The GAC has already begun working with many people who are connected with the collection to create a new vision moving forward. This will include cooperation with various universities who are interested in connecting to their own Irish studies programs. The aim is to provide educational opportunities to many institutions to provide a deeper understanding of the causes and consequences of the Great Hunger in Ireland, and by extension, the pressing issues of food security and migration more globally.

The Collection will also be accessible to the public as well as various civic and cultural groups from around the world.

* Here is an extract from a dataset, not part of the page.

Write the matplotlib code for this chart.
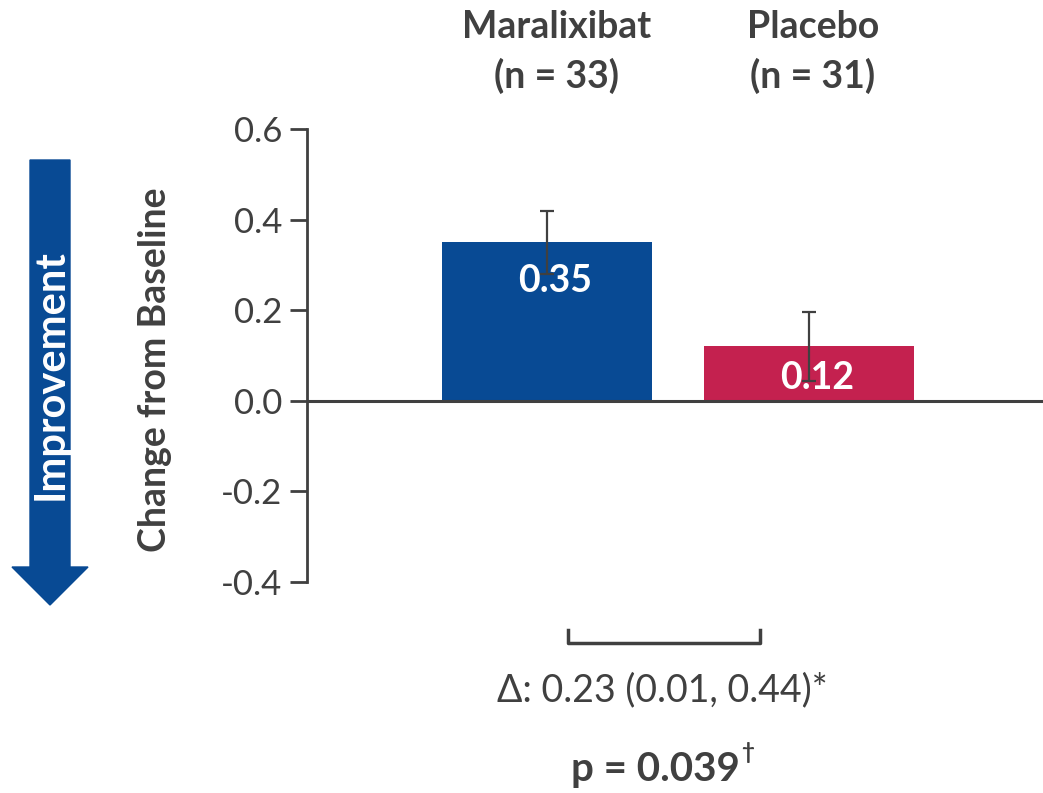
import matplotlib.pyplot as plt
from matplotlib.patches import FancyArrow

groups = ["Maralixibat\n(n = 33)", "Placebo\n(n = 31)"]
means = [0.35, 0.12]
errors = [0.07, 0.077]
labels = ["0.35", "0.12"]
yticks = [-0.4, -0.2, 0.0, 0.2, 0.4, 0.6]
bar_colors = ["#084A94", "#C4214F"]
dark = "#404040"

plt.rcParams['font.family'] = ['Lato', 'DejaVu Sans']

W, H = 1043, 793
fig = plt.figure(figsize=(W / 100, H / 100), dpi=100)
ax = fig.add_axes([307 / W, 1 - 582 / H, 1 - 307 / W, (582 - 129) / H])

x = [0, 1]
ax.bar(x, means, width=0.8, color=bar_colors, zorder=2)
ax.errorbar(x, means, yerr=errors, fmt='none', ecolor=dark, elinewidth=1.6,
            capsize=5, capthick=1.6, zorder=3)
ax.axhline(0, color=dark, lw=2.2, zorder=4)

for xi, m, off in zip(x, means, [0.085, 0.07]):
    ax.text(xi + 0.03, m - off, labels[xi], ha='center', va='center', color='white',
            fontsize=27, fontweight='bold', zorder=5)

ax.set_xlim(-0.916, 1.893)
ax.set_ylim(-0.4, 0.6)
ax.set_yticks(yticks)
ax.set_yticklabels([f"{t:.1f}" for t in yticks], fontsize=25, color=dark)
ax.tick_params(axis='y', length=12, width=2, color=dark, pad=6)
ax.set_xticks([])
for s in ['top', 'right', 'bottom']:
    ax.spines[s].set_visible(False)
ax.spines['left'].set_color(dark)
ax.spines['left'].set_linewidth(2)

# group headers
for cx, g in zip([557, 813], groups):
    fig.text(cx / W, 1 - 52 / H, g, ha='center', va='center',
             fontsize=27, fontweight='bold', color=dark, linespacing=1.45)

fig.text(155 / W, 1 - 370 / H, "Change from Baseline", rotation=90, ha='center',
         va='center', fontsize=27, fontweight='bold', color=dark)

# improvement arrow
arr = FancyArrow(50 / W, 1 - 160 / H, 0, -(605 - 160) / H, width=40 / W,
                 head_width=76 / W, head_length=38 / H, length_includes_head=True,
                 color="#084A94", transform=fig.transFigure)
fig.patches.append(arr)
fig.text(51 / W, 1 - 375 / H, "Improvement", rotation=90, ha='center', va='center',
         fontsize=30, fontweight='bold', color='white')

# bracket and stats
fig.lines.append(plt.Line2D([568 / W, 568 / W, 760 / W, 760 / W],
                            [1 - 630 / H, 1 - 643 / H, 1 - 643 / H, 1 - 630 / H],
                            color=dark, lw=2.5, transform=fig.transFigure))
fig.text(662 / W, 1 - 690 / H, "Δ: 0.23 (0.01, 0.44)*", ha='center', va='center',
         fontsize=27, color=dark)
p_txt = fig.text(655 / W, 1 - 770 / H, "p = 0.039", ha='center', va='center',
                 fontsize=29, fontweight='bold', color=dark)
ax.annotate("\u2020", xy=(1, 1), xycoords=p_txt, xytext=(1, 7),
            textcoords='offset points', ha='left', va='top',
            fontsize=16, fontweight='bold', color=dark)

fig.savefig("out.png", dpi=100)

As part of the GAC’s plans, the museum will sit within the Fairfield Historic District, alongside other local museums and the downtown shopping district, and within walking distance of the headquarters.

It is cause for great celebration that the Great Hunger Collection will not remain shuttered; that this remarkable and terrible part of the story of Ireland will once again be shared and understood alongside the equally remarkable and brilliant paths that Irish people – many of whom became Irish Americans – have forged. We thank you for your support and interest in this project that we can all share.